▸ **TO BE DONE**:
Give again, word for word, each line from the top of the listing through the line that holds "p1_base_counts = [264, 233]".

▸ **COLLECTED MATERIAL**:
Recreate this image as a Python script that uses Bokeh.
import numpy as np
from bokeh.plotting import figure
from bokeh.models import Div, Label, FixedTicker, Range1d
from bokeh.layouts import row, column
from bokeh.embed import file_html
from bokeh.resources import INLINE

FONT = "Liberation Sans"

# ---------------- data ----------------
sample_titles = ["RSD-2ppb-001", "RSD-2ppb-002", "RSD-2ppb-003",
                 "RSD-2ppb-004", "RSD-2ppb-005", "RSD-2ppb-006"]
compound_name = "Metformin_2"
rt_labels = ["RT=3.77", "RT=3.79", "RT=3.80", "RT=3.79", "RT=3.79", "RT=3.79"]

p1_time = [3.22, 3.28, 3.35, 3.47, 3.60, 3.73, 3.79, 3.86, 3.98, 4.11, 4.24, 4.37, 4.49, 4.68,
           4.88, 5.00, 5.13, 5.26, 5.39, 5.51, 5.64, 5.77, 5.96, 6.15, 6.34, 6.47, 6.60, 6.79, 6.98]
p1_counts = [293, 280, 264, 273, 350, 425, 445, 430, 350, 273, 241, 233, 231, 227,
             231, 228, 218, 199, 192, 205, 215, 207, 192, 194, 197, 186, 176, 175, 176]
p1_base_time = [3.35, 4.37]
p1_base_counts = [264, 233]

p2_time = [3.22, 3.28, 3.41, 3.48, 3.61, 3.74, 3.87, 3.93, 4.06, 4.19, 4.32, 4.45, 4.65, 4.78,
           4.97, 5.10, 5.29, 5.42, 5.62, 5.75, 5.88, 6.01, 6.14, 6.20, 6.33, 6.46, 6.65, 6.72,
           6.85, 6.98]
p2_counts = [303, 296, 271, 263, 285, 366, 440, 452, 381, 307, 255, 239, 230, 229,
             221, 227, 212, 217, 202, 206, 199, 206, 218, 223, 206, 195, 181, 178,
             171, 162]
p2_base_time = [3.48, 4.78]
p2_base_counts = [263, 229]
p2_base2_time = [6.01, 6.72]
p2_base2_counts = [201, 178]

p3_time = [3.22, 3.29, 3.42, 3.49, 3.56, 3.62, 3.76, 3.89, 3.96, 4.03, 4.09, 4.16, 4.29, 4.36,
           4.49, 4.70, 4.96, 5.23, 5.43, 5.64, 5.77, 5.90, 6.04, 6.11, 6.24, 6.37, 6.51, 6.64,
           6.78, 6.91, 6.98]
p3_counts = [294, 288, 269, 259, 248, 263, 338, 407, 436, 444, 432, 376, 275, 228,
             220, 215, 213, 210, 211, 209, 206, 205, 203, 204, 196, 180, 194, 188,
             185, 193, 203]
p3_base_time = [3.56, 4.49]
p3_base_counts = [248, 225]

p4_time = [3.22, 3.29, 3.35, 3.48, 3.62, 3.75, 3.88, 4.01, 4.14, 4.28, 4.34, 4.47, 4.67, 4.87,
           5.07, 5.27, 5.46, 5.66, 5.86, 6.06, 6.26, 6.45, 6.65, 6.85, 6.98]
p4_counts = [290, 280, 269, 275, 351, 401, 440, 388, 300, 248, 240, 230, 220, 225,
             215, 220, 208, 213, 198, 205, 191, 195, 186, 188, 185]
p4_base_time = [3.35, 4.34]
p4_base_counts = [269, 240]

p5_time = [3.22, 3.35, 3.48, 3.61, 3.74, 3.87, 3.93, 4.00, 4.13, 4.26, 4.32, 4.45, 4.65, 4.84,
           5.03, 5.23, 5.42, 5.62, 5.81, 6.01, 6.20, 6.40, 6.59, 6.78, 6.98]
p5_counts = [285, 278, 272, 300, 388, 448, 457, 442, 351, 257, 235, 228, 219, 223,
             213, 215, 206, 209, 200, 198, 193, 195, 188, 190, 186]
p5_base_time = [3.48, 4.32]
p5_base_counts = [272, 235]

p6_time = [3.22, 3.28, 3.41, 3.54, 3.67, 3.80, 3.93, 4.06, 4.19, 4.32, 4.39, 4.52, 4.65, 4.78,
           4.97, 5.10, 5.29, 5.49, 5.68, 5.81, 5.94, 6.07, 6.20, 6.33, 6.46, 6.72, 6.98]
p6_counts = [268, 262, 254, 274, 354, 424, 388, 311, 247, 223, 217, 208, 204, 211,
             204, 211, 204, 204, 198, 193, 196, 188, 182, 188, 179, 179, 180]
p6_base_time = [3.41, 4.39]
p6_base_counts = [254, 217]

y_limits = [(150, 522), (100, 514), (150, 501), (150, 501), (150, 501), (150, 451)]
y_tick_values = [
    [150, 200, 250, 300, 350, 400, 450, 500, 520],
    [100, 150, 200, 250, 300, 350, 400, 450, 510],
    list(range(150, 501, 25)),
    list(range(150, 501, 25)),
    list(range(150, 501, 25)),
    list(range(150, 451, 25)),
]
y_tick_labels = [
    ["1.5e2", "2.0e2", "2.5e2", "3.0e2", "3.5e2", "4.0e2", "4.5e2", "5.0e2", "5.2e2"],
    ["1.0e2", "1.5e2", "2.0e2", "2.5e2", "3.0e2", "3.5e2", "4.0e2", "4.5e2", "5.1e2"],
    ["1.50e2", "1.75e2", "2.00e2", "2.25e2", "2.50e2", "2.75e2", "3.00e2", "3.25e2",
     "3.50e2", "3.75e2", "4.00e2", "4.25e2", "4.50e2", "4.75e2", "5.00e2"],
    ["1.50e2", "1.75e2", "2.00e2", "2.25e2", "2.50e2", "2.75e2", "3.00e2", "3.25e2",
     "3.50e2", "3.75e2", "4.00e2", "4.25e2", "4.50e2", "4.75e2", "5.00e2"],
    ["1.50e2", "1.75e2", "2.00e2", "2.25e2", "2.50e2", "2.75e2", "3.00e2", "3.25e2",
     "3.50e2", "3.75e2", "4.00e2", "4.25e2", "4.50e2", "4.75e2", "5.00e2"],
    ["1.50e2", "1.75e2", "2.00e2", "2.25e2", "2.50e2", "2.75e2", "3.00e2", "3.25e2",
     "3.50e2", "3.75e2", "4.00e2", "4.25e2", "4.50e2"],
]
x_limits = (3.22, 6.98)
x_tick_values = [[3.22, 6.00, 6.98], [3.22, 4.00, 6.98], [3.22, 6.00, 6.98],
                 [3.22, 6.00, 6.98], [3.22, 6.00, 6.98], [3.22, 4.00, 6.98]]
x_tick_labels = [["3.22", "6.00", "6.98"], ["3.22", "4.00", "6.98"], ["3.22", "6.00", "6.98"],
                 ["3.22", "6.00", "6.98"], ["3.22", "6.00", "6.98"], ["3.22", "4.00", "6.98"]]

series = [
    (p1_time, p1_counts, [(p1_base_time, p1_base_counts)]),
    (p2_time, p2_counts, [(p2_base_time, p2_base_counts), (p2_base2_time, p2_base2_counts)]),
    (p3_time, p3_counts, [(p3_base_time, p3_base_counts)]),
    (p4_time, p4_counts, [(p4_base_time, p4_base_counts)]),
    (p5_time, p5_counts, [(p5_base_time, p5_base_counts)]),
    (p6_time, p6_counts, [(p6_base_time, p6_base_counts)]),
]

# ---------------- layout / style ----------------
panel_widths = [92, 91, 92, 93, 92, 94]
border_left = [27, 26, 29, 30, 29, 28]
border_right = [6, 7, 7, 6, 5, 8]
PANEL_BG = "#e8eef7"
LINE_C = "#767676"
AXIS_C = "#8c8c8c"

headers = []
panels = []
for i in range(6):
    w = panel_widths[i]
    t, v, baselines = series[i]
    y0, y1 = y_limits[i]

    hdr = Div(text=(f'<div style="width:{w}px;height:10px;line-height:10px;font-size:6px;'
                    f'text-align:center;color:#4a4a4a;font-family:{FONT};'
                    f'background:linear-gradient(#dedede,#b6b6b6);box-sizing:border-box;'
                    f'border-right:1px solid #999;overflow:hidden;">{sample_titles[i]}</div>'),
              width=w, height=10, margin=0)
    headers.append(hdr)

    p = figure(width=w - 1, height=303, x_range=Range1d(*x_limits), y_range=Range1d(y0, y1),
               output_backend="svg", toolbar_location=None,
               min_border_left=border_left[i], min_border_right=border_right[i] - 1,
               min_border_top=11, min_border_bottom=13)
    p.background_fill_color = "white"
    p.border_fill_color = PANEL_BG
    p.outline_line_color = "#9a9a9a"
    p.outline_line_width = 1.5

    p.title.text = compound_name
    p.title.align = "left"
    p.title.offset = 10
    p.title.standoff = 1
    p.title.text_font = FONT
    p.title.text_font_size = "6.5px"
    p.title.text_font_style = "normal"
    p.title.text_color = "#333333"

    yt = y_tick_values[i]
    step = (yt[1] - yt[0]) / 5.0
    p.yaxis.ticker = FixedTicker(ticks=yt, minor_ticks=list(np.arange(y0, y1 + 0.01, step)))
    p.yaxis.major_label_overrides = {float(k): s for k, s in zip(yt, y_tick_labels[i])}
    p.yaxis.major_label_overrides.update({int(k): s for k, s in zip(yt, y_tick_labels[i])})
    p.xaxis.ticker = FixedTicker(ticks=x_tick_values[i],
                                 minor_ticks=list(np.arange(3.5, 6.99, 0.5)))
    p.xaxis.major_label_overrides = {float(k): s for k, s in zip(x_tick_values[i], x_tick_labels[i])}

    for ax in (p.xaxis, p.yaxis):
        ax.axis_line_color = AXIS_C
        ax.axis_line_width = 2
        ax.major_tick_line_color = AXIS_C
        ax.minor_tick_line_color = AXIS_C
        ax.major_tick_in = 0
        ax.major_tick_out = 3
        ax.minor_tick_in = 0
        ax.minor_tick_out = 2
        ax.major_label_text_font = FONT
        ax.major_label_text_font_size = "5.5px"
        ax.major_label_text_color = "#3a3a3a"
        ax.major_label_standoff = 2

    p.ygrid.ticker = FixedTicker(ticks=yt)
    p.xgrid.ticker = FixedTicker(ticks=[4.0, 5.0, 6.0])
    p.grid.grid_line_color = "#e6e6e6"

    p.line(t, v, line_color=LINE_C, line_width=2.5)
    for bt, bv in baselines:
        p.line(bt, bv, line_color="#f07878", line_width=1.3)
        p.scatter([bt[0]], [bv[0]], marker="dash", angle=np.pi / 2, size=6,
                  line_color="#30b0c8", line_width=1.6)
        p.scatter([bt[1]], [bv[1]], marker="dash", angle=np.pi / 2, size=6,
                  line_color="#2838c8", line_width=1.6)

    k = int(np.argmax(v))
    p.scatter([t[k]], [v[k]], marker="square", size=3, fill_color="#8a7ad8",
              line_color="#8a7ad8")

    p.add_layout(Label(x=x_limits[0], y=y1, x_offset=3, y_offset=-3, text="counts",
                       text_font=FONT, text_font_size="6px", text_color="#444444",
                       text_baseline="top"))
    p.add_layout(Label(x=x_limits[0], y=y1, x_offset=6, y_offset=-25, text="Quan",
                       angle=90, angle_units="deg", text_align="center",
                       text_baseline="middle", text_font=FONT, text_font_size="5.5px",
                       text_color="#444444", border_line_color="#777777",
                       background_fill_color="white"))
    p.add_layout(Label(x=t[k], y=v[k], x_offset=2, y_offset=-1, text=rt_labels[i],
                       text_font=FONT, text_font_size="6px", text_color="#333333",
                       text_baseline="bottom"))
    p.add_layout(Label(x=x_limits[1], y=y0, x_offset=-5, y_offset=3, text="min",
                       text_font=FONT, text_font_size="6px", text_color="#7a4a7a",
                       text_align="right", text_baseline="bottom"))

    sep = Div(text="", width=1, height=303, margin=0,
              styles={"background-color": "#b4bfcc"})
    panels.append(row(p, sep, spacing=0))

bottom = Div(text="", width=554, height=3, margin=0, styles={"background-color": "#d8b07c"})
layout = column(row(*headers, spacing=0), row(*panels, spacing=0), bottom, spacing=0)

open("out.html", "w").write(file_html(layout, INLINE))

▸ **SOLUTION FOR THIS PROBLEM**:
Recreate this image as a Python script that uses Bokeh.
import numpy as np
from bokeh.plotting import figure
from bokeh.models import Div, Label, FixedTicker, Range1d
from bokeh.layouts import row, column
from bokeh.embed import file_html
from bokeh.resources import INLINE

FONT = "Liberation Sans"

# ---------------- data ----------------
sample_titles = ["RSD-2ppb-001", "RSD-2ppb-002", "RSD-2ppb-003",
                 "RSD-2ppb-004", "RSD-2ppb-005", "RSD-2ppb-006"]
compound_name = "Metformin_2"
rt_labels = ["RT=3.77", "RT=3.79", "RT=3.80", "RT=3.79", "RT=3.79", "RT=3.79"]

p1_time = [3.22, 3.28, 3.35, 3.47, 3.60, 3.73, 3.79, 3.86, 3.98, 4.11, 4.24, 4.37, 4.49, 4.68,
           4.88, 5.00, 5.13, 5.26, 5.39, 5.51, 5.64, 5.77, 5.96, 6.15, 6.34, 6.47, 6.60, 6.79, 6.98]
p1_counts = [293, 280, 264, 273, 350, 425, 445, 430, 350, 273, 241, 233, 231, 227,
             231, 228, 218, 199, 192, 205, 215, 207, 192, 194, 197, 186, 176, 175, 176]
p1_base_time = [3.35, 4.37]
p1_base_counts = [264, 233]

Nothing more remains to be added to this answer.